In April 2024, he was arrested by the Mumbai cyber cell's Special Investigation Team in connection with the ₹15,000 crore (US$1.6 billion) Mahadev Betting App Case.

== Early life ==
Khan was born in Kolkata, West Bengal to an Indian Muslim father and a Chinese Christian mother, growing up in relative poverty before running away from home at the age of 15 to Mumbai, in order to fulfill his dream of becoming a professional bodybuilder.

==Career==
Khan started his career with a musical video of Stereo Nation Nachange Sari Raat. N. Chandra signed him to play the lead role in his film Style. The film went on to become a box office success. Immediately thereafter, the sequel to Style, Xcuse Me, also went on in the comedy genre. He also starred in Aladin and Ramaa: The Saviour. He is also associated with the water brand Hunk Water.

==Filmography==

| Year | Film | Language | Notes |
| 2001 | Style | Hindi |  |
| 2003 | Xcuse Me |  |
| 2005 | Yehi Hai Zindagi |  |
| Double Cross |  |
| 2009 | Aladin |  |
| 2010 | Ramaa: The Saviour |  |

==Personal life==
Khan married Negar Khan on 21 September 2004. They divorced in July 2005.
In 2024, he married his girlfriend Milena Alexandra. She is from Belarus, Europe. In January 2024, Sahil announced that Milena has embraced Islam.

==Controversies==
Khan is said to have had an affair with Ayesha Shroff in 2009, during their joint venture in a production company.
The alleged relationship between the two and their business partnership took an ugly shape later in 2014 when she filed a legal case against him. In return, the actor's lawyer submitted some intimate photos to the court, which showed both Khan and Shroff in a compromising situation, implying there was much more than just professional commitment between the two.

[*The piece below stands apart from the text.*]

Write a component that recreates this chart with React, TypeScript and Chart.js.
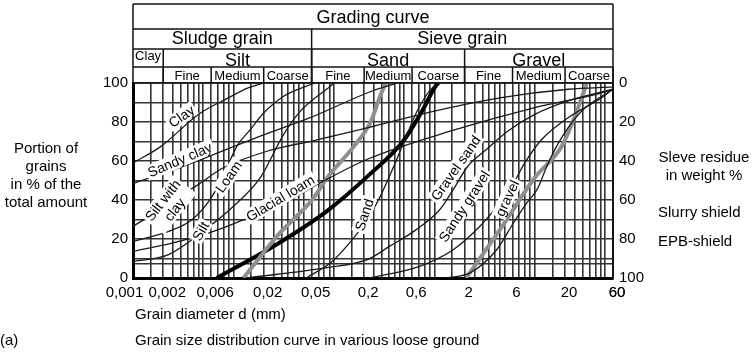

In 2014, Khan was involved in a gym fight with Bollywood actor Sana Khan's alleged boyfriend Ismail Khan. Reportedly, Ismail attacked Sahil unexpectedly in a Mumbai-based gym over a business contract delay causing this feud. Also apparently starting rumours by Sahil about Sana Khan and Ismail's relationship but this is denied by Sahil.

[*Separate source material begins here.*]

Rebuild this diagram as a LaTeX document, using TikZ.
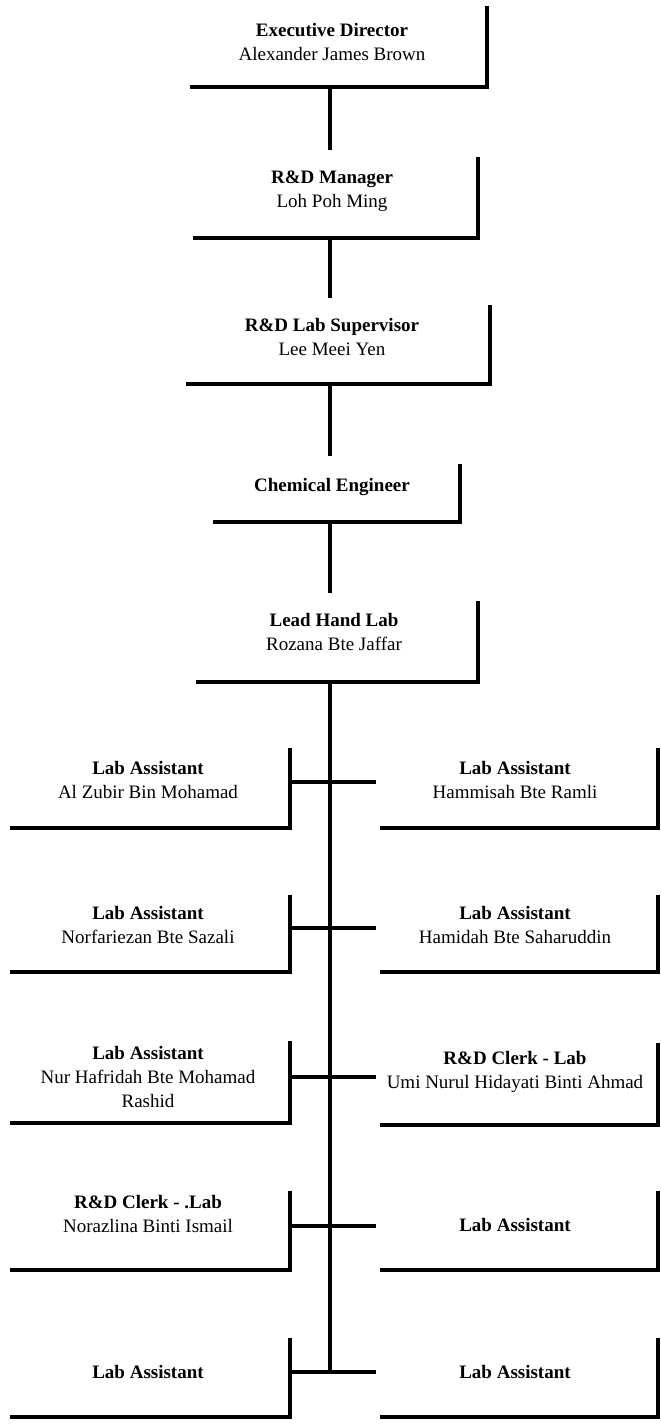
\documentclass[tikz,border=0pt]{standalone}
\usepackage{fontspec}
\setmainfont{Liberation Serif}
\begin{document}
\begin{tikzpicture}[x=1pt,y=-1pt,
  box/.style={rectangle,draw=none,inner sep=0pt,outer sep=0pt},
  boxline/.style={line width=4.5pt,line cap=rect,line join=miter},
  conn/.style={line width=3.5pt},
  txt/.style={align=center,inner sep=0pt,font=\fontsize{19}{24}\selectfont}]
\useasboundingbox[fill=white] (0,0) rectangle (661,1427);
\coordinate (sp) at (330,0);
\coordinate (br) at (376,0);
% top chain boxes
\node[box,minimum width=295pt,minimum height=79pt] (exec) at (339.5,47.5) {};
\node[box,minimum width=283pt,minimum height=79pt] (mgr) at (336.5,198.5) {};
\node[box,minimum width=302pt,minimum height=77pt] (sup) at (339,345.5) {};
\node[box,minimum width=245pt,minimum height=56pt] (chem) at (337.5,494) {};
\node[box,minimum width=280pt,minimum height=79pt] (lead) at (338,642.5) {};
% side boxes
\node[box,minimum width=278pt,minimum height=78pt] (l1) at (151,789) {};
\node[box,minimum width=276pt,minimum height=78pt] (r1) at (520,789) {};
\node[box,minimum width=278pt,minimum height=75pt] (l2) at (151,934.5) {};
\node[box,minimum width=276pt,minimum height=75pt] (r2) at (520,934.5) {};
\node[box,minimum width=278pt,minimum height=80pt] (l3) at (151,1083) {};
\node[box,minimum width=276pt,minimum height=80pt] (r3) at (520,1085) {};
\node[box,minimum width=278pt,minimum height=77pt] (l4) at (151,1231.5) {};
\node[box,minimum width=276pt,minimum height=77pt] (r4) at (520,1231.5) {};
\node[box,minimum width=278pt,minimum height=77pt] (l5) at (151,1378.5) {};
\node[box,minimum width=276pt,minimum height=77pt] (r5) at (520,1378.5) {};
% L-shaped box lines
\foreach \b in {exec,mgr,sup,chem,lead,l1,r1,l2,r2,l3,r3,l4,r4,l5,r5}
  \draw[boxline] (\b.south west) -- (\b.south east) -- (\b.north east);
% texts
\node[txt] (execT) at (332,41.5) {\textbf{Executive Director}\\Alexander James Brown};
\node[txt] (mgrT) at (332,191) {\textbf{R\&D Manager}\\Loh Poh Ming};
\node[txt] (supT) at (332,337) {\textbf{R\&D Lab Supervisor}\\Lee Meei Yen};
\node[txt] (chemT) at (332,487) {\textbf{Chemical Engineer}};
\node[txt] (leadT) at (334,632) {\textbf{Lead Hand Lab}\\Rozana Bte Jaffar};
\node[txt] (l1T) at (148,780) {\textbf{Lab Assistant}\\Al Zubir Bin Mohamad};
\node[txt] (r1T) at (515,780) {\textbf{Lab Assistant}\\Hammisah Bte Ramli};
\node[txt] (l2T) at (148,925) {\textbf{Lab Assistant}\\Norfariezan Bte Sazali};
\node[txt] (r2T) at (515,925) {\textbf{Lab Assistant}\\Hamidah Bte Saharuddin};
\node[txt] (l3T) at (148,1076.5) {\textbf{Lab Assistant}\\Nur Hafridah Bte Mohamad\\Rashid};
\node[txt] (r3T) at (515,1072) {\textbf{R\&D Clerk - Lab}\\Umi Nurul Hidayati Binti Ahmad};
\node[txt] (l4T) at (148,1213.5) {\textbf{R\&D Clerk - .Lab}\\Norazlina Binti Ismail};
\node[txt] (r4T) at (515,1225) {\textbf{Lab Assistant}};
\node[txt] (l5T) at (148,1372) {\textbf{Lab Assistant}};
\node[txt] (r5T) at (515,1372) {\textbf{Lab Assistant}};
% connectors in the chain
\draw[conn,shorten >=9pt] (exec.south -| sp) -- (mgr.north -| sp);
\draw[conn,shorten >=9pt] (mgr.south -| sp) -- (sup.north -| sp);
\draw[conn,shorten >=10pt] (sup.south -| sp) -- (chem.north -| sp);
\draw[conn,shorten >=10pt] (chem.south -| sp) -- (lead.north -| sp);
% branch points
\coordinate (b1) at (330,782);
\coordinate (b2) at (330,928);
\coordinate (b3) at (330,1077);
\coordinate (b4) at (330,1226);
\coordinate (b5) at (330,1372);
\draw[conn] (lead.south -| sp) -- (b5);
\draw[conn] (b1 -| l1.east) -- (b1 -| br);
\draw[conn] (b2 -| l2.east) -- (b2 -| br);
\draw[conn] (b3 -| l3.east) -- (b3 -| br);
\draw[conn] (b4 -| l4.east) -- (b4 -| br);
\draw[conn] (b5 -| l5.east) -- (b5 -| br);
\end{tikzpicture}
\end{document}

In 2023, the crime branch, during an investigation into the Mahadev betting app case summoned Sahil and three others to provide statements on 15 December. However, he did not appear for the questioning by the police and later asserted that he functioned solely as a brand promoter under contract with Isports247, endorsing The Lion Book brand, and denied any direct connection to the betting platform. However, the police claimed he was a co-owner of the app and he was also involved as a partner in Lotus App 247. According to the First Information Report registered by the Matunga police, the alleged scam was estimated at approximately ₹15,000 crore. On 13 April, he was once again summoned by the Mumbai Police and was interrogated by the SIT in connection with the case.

Following the rejection of his interim bail plea by the Bombay High Court, he left Mumbai and tried to leave India altogether to live a better life in another country. However, on 28 April 2024, he was arrested from Chhattisgarh by the Mumbai cyber cell's Special Investigation Team after a 40-hour, 1800-kilometer chase across 5 states, with assistance from the Chhattisgarh Police for his involvement in the Mahadev Betting App Case. On 5 July, 2024 he got bail.